The decision felt right in the moment.
Reasonable, justified, even necessary. The reasoning was sound. Then five years passed and you could see clearly what was invisible then — that the reasoning was real but it was built on a foundation of what felt tolerable in the present, with almost no weight given to what it would cost in the future.
The cost wasn't paid at the point of decision. It was paid later, with interest.
"Character compounds like interest. The account is always running, in both directions, at every scale."
Short-Term Optimization Is the Default
This is not a character flaw. It reflects how the nervous system operates by default.
The tendency is ancient. Human attention defaults to immediate threat and immediate reward — calibrated for environments where the relevant future was measured in hours, not decades. Choosing long-term flourishing over short-term comfort requires working against a system that is older and faster than conscious reasoning. Most people never develop that capacity deliberately. They assume good intentions are sufficient protection against poor time horizons.
They are not.
The same mathematical logic that governs financial compounding governs human character. Small consistent deposits of integrity, discipline, and reliability accumulate into something that cannot be built any other way. Small consistent withdrawals accumulate equally. The account doesn't care about your intentions. It runs the math either way.

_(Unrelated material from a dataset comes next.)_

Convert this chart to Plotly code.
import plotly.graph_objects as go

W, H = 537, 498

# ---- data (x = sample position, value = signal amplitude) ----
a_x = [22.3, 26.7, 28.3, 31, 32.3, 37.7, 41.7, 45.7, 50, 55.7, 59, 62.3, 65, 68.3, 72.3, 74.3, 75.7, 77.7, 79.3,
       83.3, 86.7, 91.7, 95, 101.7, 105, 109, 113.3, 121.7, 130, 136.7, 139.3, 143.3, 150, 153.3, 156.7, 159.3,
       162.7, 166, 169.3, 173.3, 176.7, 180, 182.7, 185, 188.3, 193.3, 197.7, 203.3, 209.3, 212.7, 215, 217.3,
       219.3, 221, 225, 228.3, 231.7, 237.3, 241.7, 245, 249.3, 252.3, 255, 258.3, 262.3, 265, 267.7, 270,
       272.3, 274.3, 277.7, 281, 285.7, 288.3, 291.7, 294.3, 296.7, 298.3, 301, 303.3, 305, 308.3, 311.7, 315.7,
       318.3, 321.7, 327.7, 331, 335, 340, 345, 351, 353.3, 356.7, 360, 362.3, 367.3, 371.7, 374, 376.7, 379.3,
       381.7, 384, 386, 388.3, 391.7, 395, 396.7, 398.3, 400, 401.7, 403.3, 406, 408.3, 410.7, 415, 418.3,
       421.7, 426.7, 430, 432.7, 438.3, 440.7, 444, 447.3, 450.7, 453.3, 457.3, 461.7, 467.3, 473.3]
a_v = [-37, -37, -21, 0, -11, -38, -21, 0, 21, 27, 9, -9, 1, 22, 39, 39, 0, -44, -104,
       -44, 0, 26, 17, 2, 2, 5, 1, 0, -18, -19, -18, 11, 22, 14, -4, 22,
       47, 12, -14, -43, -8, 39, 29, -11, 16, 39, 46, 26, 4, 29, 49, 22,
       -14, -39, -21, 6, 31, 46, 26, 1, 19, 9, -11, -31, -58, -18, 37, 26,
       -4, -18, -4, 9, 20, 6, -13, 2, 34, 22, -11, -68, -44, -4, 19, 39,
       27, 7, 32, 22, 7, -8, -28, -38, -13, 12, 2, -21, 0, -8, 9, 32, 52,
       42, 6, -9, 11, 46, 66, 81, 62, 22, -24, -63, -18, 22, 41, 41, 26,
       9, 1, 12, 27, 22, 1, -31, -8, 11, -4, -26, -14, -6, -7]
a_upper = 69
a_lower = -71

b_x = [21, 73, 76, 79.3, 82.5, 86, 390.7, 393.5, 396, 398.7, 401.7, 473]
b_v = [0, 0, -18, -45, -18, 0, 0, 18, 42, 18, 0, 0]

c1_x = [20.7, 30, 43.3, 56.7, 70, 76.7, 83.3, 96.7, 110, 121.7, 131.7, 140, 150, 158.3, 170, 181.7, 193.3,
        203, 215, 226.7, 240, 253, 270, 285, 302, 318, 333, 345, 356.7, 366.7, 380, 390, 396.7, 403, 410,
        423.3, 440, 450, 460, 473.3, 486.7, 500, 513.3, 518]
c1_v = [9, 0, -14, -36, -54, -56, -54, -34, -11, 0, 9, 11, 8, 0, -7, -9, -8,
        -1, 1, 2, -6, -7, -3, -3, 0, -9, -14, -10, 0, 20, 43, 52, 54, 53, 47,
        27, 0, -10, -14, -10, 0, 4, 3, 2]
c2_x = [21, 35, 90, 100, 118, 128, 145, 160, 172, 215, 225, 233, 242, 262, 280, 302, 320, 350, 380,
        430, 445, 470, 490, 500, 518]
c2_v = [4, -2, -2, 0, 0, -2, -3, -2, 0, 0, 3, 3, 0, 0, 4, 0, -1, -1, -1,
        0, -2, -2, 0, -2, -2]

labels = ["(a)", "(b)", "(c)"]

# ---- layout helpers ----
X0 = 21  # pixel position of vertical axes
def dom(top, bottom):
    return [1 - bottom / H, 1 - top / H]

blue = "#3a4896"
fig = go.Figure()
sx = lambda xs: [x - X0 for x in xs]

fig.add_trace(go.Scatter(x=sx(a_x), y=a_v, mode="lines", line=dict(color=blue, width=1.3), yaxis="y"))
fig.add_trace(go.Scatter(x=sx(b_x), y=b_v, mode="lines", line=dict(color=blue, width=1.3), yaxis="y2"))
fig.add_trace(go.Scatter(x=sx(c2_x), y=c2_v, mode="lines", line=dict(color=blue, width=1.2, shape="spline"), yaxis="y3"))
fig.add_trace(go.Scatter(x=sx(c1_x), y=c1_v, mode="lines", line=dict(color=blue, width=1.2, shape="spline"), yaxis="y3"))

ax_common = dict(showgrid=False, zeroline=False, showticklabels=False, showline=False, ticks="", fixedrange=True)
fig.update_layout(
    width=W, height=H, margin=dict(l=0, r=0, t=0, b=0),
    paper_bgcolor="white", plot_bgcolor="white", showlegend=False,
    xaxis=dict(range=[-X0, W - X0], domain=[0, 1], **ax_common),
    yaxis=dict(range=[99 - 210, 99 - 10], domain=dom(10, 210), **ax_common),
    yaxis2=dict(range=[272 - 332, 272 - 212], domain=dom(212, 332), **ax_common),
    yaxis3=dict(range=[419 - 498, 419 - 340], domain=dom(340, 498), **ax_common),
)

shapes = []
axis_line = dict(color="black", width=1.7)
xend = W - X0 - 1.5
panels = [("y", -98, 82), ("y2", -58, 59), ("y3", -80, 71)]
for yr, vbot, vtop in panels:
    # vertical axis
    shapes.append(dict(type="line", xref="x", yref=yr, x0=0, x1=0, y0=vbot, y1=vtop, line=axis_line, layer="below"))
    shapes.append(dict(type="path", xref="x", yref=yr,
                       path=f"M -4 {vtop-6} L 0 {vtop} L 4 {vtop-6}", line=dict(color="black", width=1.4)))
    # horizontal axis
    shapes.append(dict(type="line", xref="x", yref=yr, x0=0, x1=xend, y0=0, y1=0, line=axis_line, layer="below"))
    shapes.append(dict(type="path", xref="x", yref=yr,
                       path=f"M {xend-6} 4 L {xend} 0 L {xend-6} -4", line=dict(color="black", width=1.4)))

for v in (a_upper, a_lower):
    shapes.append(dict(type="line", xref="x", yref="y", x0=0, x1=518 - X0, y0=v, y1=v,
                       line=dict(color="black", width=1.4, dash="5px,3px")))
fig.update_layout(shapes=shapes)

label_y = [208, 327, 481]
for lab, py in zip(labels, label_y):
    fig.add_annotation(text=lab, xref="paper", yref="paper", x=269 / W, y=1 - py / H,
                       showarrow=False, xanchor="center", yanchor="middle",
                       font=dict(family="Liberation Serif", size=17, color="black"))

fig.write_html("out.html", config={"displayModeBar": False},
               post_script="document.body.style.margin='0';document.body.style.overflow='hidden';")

The Asymmetry You Don't Notice Until Later
Short-term optimization tends to feel cheaper than it is.
The avoided difficult conversation saves discomfort now and produces a rupture later. The deferred responsibility saves effort now and produces a crisis later. The borrowed stability — the debt, the shortcut, the promise you can't keep — provides relief now and pressure later. The exchange always looks favorable in the short term. The ledger always looks worse in the long term.
Sustainable choices feel harder initially and easier later. Unsustainable choices feel easier initially and harder later. The asymmetry is almost perfectly inverted — and it is almost perfectly invisible at the moment of decision.
Thinking in Decades
Extending your time horizon is not pessimism. It is not delayed gratification as punishment. It is the recognition that the person who has to live with today's decisions is the person you are becoming — and that person did not vote on what is being built for them.
Think in decades.
Not constantly. Not obsessively. But at the moments that matter — when you are making a choice that will compound, when the short-term option is clearly more comfortable and the long-term option is clearly more honest — train yourself to ask: what does this look like from ten years out?
- The relationship maintained through honesty now is still a relationship in ten years. The one maintained through avoidance usually isn't.
- The discipline built now is still capacity in a decade. The discipline avoided now is not.
- The reputation built through consistency compounds into something real. The reputation managed through impression is gone the moment the impression fails.
"You are building the life you will be living in ten years. The person making today's decisions is responsible for the person who has to live with them."
The Moral Dimension
Long-term thinking is not a productivity principle. It is an ethical one.
The person who consistently makes decisions for short-term relief at the cost of long-term integrity is not just making poor strategy. They are imposing on the people around them and on the person they will eventually have to be. Every shortcut has a recipient. The future self who has to live with less capacity, less trust, fewer options — that person paid for the comfort the present self took.
Responsibility to your future self is real moral responsibility. It is just harder to feel because that person is not yet in the room.
The account runs in both directions, at every scale, always. Build accordingly.